Task - Up to and including the line with "var height = 563;", write out the listing from its first line, minus the pictures.

Data lines -
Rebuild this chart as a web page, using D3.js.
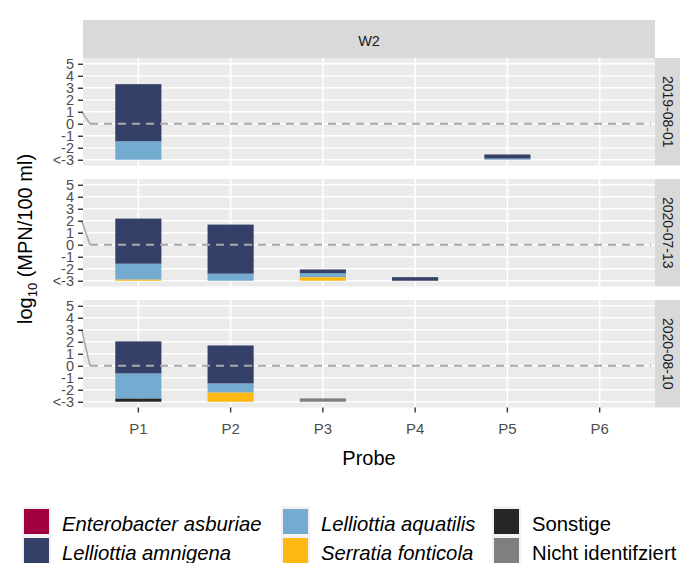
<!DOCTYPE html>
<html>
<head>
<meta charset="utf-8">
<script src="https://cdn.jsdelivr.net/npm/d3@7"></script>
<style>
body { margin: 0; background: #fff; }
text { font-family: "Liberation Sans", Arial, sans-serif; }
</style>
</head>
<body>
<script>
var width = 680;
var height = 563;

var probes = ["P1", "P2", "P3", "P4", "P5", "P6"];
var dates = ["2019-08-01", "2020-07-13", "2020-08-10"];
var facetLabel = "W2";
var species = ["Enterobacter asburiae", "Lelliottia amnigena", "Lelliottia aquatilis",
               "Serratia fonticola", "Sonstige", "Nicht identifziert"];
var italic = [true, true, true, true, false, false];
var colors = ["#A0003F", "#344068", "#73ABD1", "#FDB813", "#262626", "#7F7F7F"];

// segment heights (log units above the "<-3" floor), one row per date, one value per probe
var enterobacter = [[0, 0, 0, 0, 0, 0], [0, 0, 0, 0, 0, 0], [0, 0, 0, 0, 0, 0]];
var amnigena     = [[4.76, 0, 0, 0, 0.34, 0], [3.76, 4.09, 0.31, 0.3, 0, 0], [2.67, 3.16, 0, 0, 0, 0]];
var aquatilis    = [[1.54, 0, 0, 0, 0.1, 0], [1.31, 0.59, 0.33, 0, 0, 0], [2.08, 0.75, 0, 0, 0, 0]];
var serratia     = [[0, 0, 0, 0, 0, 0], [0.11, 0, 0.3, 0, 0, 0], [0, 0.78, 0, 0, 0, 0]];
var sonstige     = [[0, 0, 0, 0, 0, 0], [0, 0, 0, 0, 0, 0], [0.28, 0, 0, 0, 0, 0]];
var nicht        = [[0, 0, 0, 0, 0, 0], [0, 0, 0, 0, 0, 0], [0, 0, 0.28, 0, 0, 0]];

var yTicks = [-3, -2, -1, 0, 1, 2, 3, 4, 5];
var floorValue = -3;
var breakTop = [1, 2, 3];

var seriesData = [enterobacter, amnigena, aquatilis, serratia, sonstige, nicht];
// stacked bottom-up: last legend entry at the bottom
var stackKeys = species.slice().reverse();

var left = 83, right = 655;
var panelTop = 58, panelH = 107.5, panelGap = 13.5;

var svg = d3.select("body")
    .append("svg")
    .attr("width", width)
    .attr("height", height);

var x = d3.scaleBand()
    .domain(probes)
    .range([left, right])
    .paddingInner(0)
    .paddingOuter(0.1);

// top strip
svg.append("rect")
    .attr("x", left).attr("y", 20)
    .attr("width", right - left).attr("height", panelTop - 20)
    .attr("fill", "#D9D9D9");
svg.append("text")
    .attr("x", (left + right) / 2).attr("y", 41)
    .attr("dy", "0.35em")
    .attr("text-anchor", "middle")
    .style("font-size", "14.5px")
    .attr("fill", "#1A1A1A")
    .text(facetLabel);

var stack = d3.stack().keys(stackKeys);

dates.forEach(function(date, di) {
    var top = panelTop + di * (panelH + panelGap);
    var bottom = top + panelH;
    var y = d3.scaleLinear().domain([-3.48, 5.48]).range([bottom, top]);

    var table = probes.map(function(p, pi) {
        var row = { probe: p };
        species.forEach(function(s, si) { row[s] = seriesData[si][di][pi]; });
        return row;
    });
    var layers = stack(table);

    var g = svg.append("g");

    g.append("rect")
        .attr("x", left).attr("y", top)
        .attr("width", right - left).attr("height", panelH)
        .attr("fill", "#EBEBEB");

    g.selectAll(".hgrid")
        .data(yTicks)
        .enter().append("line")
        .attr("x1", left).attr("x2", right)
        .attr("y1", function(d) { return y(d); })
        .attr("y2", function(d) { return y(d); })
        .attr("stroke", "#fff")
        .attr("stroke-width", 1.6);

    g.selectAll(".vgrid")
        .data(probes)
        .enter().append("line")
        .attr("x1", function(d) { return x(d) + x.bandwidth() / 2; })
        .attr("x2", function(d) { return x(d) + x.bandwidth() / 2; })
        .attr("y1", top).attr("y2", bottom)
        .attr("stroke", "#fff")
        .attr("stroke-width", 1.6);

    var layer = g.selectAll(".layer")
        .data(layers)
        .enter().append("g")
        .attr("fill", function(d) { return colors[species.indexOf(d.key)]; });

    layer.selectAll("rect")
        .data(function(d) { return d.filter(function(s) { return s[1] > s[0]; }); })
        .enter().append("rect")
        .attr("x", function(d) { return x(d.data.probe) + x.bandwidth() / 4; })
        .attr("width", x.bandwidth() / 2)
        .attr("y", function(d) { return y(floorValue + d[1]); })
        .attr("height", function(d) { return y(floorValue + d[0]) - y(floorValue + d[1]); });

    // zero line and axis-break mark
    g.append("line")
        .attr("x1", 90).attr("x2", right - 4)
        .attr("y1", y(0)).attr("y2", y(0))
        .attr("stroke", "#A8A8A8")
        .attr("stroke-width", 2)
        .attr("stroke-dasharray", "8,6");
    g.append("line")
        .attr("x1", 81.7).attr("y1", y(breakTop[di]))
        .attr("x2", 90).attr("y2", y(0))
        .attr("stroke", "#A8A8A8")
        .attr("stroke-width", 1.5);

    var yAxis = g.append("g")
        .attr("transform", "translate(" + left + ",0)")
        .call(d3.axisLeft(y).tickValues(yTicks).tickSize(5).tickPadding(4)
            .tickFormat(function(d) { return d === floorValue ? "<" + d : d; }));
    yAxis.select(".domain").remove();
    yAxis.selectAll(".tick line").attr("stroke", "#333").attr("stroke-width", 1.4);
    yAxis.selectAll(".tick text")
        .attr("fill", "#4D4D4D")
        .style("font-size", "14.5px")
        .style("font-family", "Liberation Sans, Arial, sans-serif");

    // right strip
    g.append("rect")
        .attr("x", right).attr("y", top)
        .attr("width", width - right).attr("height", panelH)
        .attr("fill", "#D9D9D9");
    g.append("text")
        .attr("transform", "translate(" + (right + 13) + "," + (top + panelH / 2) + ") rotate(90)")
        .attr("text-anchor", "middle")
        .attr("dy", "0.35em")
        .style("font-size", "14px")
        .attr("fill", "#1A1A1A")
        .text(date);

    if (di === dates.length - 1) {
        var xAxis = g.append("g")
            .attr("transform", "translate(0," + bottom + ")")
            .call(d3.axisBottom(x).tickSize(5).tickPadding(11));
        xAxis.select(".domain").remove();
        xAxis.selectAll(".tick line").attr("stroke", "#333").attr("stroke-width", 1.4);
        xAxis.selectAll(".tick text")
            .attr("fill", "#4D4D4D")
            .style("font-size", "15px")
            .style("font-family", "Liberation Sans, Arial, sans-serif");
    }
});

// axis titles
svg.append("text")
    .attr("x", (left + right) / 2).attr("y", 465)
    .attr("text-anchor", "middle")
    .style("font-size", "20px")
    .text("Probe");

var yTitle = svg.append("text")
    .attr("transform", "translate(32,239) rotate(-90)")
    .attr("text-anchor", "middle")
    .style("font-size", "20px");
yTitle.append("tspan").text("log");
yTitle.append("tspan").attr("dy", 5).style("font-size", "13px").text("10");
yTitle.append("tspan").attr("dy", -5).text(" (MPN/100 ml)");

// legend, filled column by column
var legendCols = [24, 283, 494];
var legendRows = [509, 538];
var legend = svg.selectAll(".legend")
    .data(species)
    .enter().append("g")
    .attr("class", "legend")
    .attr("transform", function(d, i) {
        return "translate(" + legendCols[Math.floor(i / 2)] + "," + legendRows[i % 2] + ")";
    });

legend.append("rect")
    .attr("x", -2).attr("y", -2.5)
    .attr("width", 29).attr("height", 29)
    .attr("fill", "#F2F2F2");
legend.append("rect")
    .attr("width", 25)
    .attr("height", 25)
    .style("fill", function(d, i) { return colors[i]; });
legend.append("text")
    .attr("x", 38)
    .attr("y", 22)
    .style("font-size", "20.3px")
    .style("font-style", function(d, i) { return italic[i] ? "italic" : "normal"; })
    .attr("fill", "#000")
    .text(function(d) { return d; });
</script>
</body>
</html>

Solution for this exercise -
Rebuild this chart as a web page, using D3.js.
<!DOCTYPE html>
<html>
<head>
<meta charset="utf-8">
<script src="https://cdn.jsdelivr.net/npm/d3@7"></script>
<style>
body { margin: 0; background: #fff; }
text { font-family: "Liberation Sans", Arial, sans-serif; }
</style>
</head>
<body>
<script>
var width = 680;
var height = 563;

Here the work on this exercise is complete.